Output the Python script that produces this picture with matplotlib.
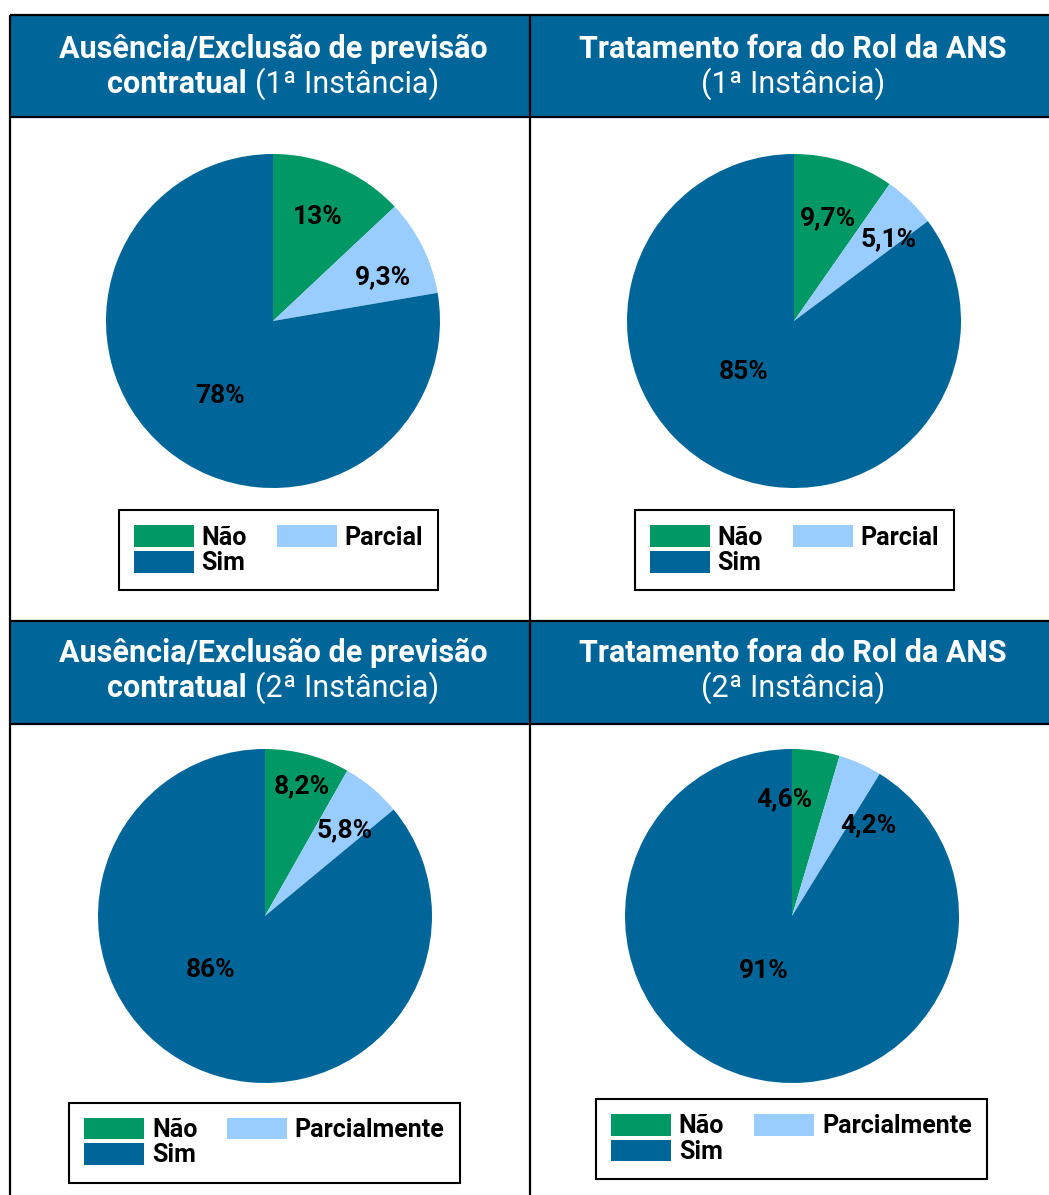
import matplotlib
matplotlib.use("Agg")
import matplotlib.pyplot as plt
from matplotlib.patches import Rectangle
import numpy as np

W, H = 1049, 1195
DPI = 100

# ---------------- data ----------------
legend_first = ["Não", "Parcial", "Sim"]
legend_second = ["Não", "Parcialmente", "Sim"]

tl_values = [13.0, 9.3, 77.7]
tl_labels = ["13%", "9,3%", "78%"]
tr_values = [9.7, 5.1, 85.2]
tr_labels = ["9,7%", "5,1%", "85%"]
bl_values = [8.2, 5.8, 86.0]
bl_labels = ["8,2%", "5,8%", "86%"]
br_values = [4.6, 4.2, 91.2]
br_labels = ["4,6%", "4,2%", "91%"]

title_line1 = ["Ausência/Exclusão de previsão", "Tratamento fora do Rol da ANS",
               "Ausência/Exclusão de previsão", "Tratamento fora do Rol da ANS"]
title_line2_bold = ["contratual", "", "contratual", ""]
title_line2_regular = ["(1ª Instância)", "(1ª Instância)", "(2ª Instância)", "(2ª Instância)"]

colors = ["#009966", "#99CCFF", "#006699"]
HEADER = "#006699"
FONT = "Roboto"

# ---------------- layout (pixels) ----------------
panels = [
    dict(values=tl_values, labels=tl_labels, legend=legend_first,
         center=(273, 321), radius=167, legend_center=(278, 550.5), title_x=273,
         baselines=(58, 93), label_r=[0.68, 0.71, 0.55], label_dt=[0, -5, 5]),
    dict(values=tr_values, labels=tr_labels, legend=legend_first,
         center=(794, 321), radius=167, legend_center=(794, 550.5), title_x=793,
         baselines=(58, 93), label_r=[0.65, 0.75, 0.43], label_dt=[-1, -5, -18]),
    dict(values=bl_values, labels=bl_labels, legend=legend_second,
         center=(265, 916), radius=167, legend_center=(264.5, 1142.5), title_x=273,
         baselines=(662, 697), label_r=[0.81, 0.70, 0.46], label_dt=[-1, -3, -20]),
    dict(values=br_values, labels=br_labels, legend=legend_second,
         center=(792, 916), radius=167, legend_center=(791.5, 1139), title_x=793,
         baselines=(662, 697), label_r=[0.70, 0.71, 0.37], label_dt=[12, -16, -11]),
]

fig = plt.figure(figsize=(W / DPI, H / DPI), dpi=DPI)
fig.patch.set_facecolor("white")

ax0 = fig.add_axes([0, 0, 1, 1])
ax0.set_xlim(0, W)
ax0.set_ylim(H, 0)
ax0.axis("off")

# headers
for y0, y1 in [(15, 117), (621, 724)]:
    ax0.add_patch(Rectangle((10, y0), W - 10, y1 - y0, facecolor=HEADER, edgecolor="none", zorder=1))

lw = 1.6
for y in [15, 117, 621, 724]:
    ax0.plot([10, W], [y, y], color="black", lw=lw, zorder=3, solid_capstyle="butt")
for x in [10, 530]:
    ax0.plot([x, x], [15, H], color="black", lw=lw, zorder=3, solid_capstyle="butt")

fig.canvas.draw()
renderer = fig.canvas.get_renderer()

TS = 22
for i, p in enumerate(panels):
    cx = p["title_x"]
    b1, b2 = p["baselines"]
    ax0.text(cx, b1, title_line1[i], ha="center", va="baseline", color="white",
             fontsize=TS, fontweight="bold", family=FONT, zorder=4)
    if title_line2_bold[i]:
        tb = ax0.text(0, b2, title_line2_bold[i], ha="left", va="baseline", color="white",
                      fontsize=TS, fontweight="bold", family=FONT, zorder=4)
        tr = ax0.text(0, b2, title_line2_regular[i], ha="left", va="baseline", color="white",
                      fontsize=TS, fontweight="normal", family=FONT, zorder=4)
        wb = tb.get_window_extent(renderer).width
        wr = tr.get_window_extent(renderer).width
        gap = 8
        x0 = cx - (wb + gap + wr) / 2
        tb.set_x(x0)
        tr.set_x(x0 + wb + gap)
    else:
        ax0.text(cx, b2, title_line2_regular[i], ha="center", va="baseline", color="white",
                 fontsize=TS, fontweight="normal", family=FONT, zorder=4)

# pies
for p in panels:
    cx, cy = p["center"]
    r = p["radius"]
    ax = fig.add_axes([(cx - r) / W, (H - cy - r) / H, 2 * r / W, 2 * r / H])
    wedges, _ = ax.pie(p["values"], colors=colors, startangle=90, counterclock=False,
                       radius=1.0, wedgeprops=dict(linewidth=0))
    ax.set_xlim(-1, 1)
    ax.set_ylim(-1, 1)
    ax.axis("off")
    for w, lab, rr, dt in zip(wedges, p["labels"], p["label_r"], p["label_dt"]):
        mid = np.deg2rad((w.theta1 + w.theta2) / 2 + dt)
        ax.text(rr * np.cos(mid), rr * np.sin(mid), lab, ha="center", va="center",
                fontsize=19, fontweight="bold", family=FONT, color="black")
    lx, ly = p["legend_center"]
    # legend columns: (Não, Sim) then (Parcial)
    order = [0, 2, 1]
    leg = fig.legend([wedges[k] for k in order], [p["legend"][k] for k in order],
                     loc="center", bbox_to_anchor=(lx / W, 1 - ly / H),
                     ncol=2, frameon=True, fancybox=False, edgecolor="black",
                     prop=dict(family=FONT, weight="bold", size=18),
                     handlelength=2.4, handleheight=0.95, handletextpad=0.3,
                     columnspacing=1.2, labelspacing=0.05, borderpad=0.6)
    leg.get_frame().set_linewidth(1.5)
    leg.get_frame().set_alpha(1)

fig.savefig("out.png", dpi=DPI, facecolor="white")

#####

Would you return the data exactly as written, without the pictures?

Output the Python script that produces this picture with matplotlib.
import matplotlib
matplotlib.use("Agg")
import matplotlib.pyplot as plt
from matplotlib.patches import Rectangle
import numpy as np

W, H = 1049, 1195
DPI = 100

# ---------------- data ----------------
legend_first = ["Não", "Parcial", "Sim"]
legend_second = ["Não", "Parcialmente", "Sim"]

tl_values = [13.0, 9.3, 77.7]
tl_labels = ["13%", "9,3%", "78%"]
tr_values = [9.7, 5.1, 85.2]
tr_labels = ["9,7%", "5,1%", "85%"]
bl_values = [8.2, 5.8, 86.0]
bl_labels = ["8,2%", "5,8%", "86%"]
br_values = [4.6, 4.2, 91.2]
br_labels = ["4,6%", "4,2%", "91%"]

title_line1 = ["Ausência/Exclusão de previsão", "Tratamento fora do Rol da ANS",
               "Ausência/Exclusão de previsão", "Tratamento fora do Rol da ANS"]
title_line2_bold = ["contratual", "", "contratual", ""]
title_line2_regular = ["(1ª Instância)", "(1ª Instância)", "(2ª Instância)", "(2ª Instância)"]

colors = ["#009966", "#99CCFF", "#006699"]
HEADER = "#006699"
FONT = "Roboto"

# ---------------- layout (pixels) ----------------
panels = [
    dict(values=tl_values, labels=tl_labels, legend=legend_first,
         center=(273, 321), radius=167, legend_center=(278, 550.5), title_x=273,
         baselines=(58, 93), label_r=[0.68, 0.71, 0.55], label_dt=[0, -5, 5]),
    dict(values=tr_values, labels=tr_labels, legend=legend_first,
         center=(794, 321), radius=167, legend_center=(794, 550.5), title_x=793,
         baselines=(58, 93), label_r=[0.65, 0.75, 0.43], label_dt=[-1, -5, -18]),
    dict(values=bl_values, labels=bl_labels, legend=legend_second,
         center=(265, 916), radius=167, legend_center=(264.5, 1142.5), title_x=273,
         baselines=(662, 697), label_r=[0.81, 0.70, 0.46], label_dt=[-1, -3, -20]),
    dict(values=br_values, labels=br_labels, legend=legend_second,
         center=(792, 916), radius=167, legend_center=(791.5, 1139), title_x=793,
         baselines=(662, 697), label_r=[0.70, 0.71, 0.37], label_dt=[12, -16, -11]),
]

fig = plt.figure(figsize=(W / DPI, H / DPI), dpi=DPI)
fig.patch.set_facecolor("white")

ax0 = fig.add_axes([0, 0, 1, 1])
ax0.set_xlim(0, W)
ax0.set_ylim(H, 0)
ax0.axis("off")

# headers
for y0, y1 in [(15, 117), (621, 724)]:
    ax0.add_patch(Rectangle((10, y0), W - 10, y1 - y0, facecolor=HEADER, edgecolor="none", zorder=1))

lw = 1.6
for y in [15, 117, 621, 724]:
    ax0.plot([10, W], [y, y], color="black", lw=lw, zorder=3, solid_capstyle="butt")
for x in [10, 530]:
    ax0.plot([x, x], [15, H], color="black", lw=lw, zorder=3, solid_capstyle="butt")

fig.canvas.draw()
renderer = fig.canvas.get_renderer()

TS = 22
for i, p in enumerate(panels):
    cx = p["title_x"]
    b1, b2 = p["baselines"]
    ax0.text(cx, b1, title_line1[i], ha="center", va="baseline", color="white",
             fontsize=TS, fontweight="bold", family=FONT, zorder=4)
    if title_line2_bold[i]:
        tb = ax0.text(0, b2, title_line2_bold[i], ha="left", va="baseline", color="white",
                      fontsize=TS, fontweight="bold", family=FONT, zorder=4)
        tr = ax0.text(0, b2, title_line2_regular[i], ha="left", va="baseline", color="white",
                      fontsize=TS, fontweight="normal", family=FONT, zorder=4)
        wb = tb.get_window_extent(renderer).width
        wr = tr.get_window_extent(renderer).width
        gap = 8
        x0 = cx - (wb + gap + wr) / 2
        tb.set_x(x0)
        tr.set_x(x0 + wb + gap)
    else:
        ax0.text(cx, b2, title_line2_regular[i], ha="center", va="baseline", color="white",
                 fontsize=TS, fontweight="normal", family=FONT, zorder=4)

# pies
for p in panels:
    cx, cy = p["center"]
    r = p["radius"]
    ax = fig.add_axes([(cx - r) / W, (H - cy - r) / H, 2 * r / W, 2 * r / H])
    wedges, _ = ax.pie(p["values"], colors=colors, startangle=90, counterclock=False,
                       radius=1.0, wedgeprops=dict(linewidth=0))
    ax.set_xlim(-1, 1)
    ax.set_ylim(-1, 1)
    ax.axis("off")
    for w, lab, rr, dt in zip(wedges, p["labels"], p["label_r"], p["label_dt"]):
        mid = np.deg2rad((w.theta1 + w.theta2) / 2 + dt)
        ax.text(rr * np.cos(mid), rr * np.sin(mid), lab, ha="center", va="center",
                fontsize=19, fontweight="bold", family=FONT, color="black")
    lx, ly = p["legend_center"]
    # legend columns: (Não, Sim) then (Parcial)
    order = [0, 2, 1]
    leg = fig.legend([wedges[k] for k in order], [p["legend"][k] for k in order],
                     loc="center", bbox_to_anchor=(lx / W, 1 - ly / H),
                     ncol=2, frameon=True, fancybox=False, edgecolor="black",
                     prop=dict(family=FONT, weight="bold", size=18),
                     handlelength=2.4, handleheight=0.95, handletextpad=0.3,
                     columnspacing=1.2, labelspacing=0.05, borderpad=0.6)
    leg.get_frame().set_linewidth(1.5)
    leg.get_frame().set_alpha(1)

fig.savefig("out.png", dpi=DPI, facecolor="white")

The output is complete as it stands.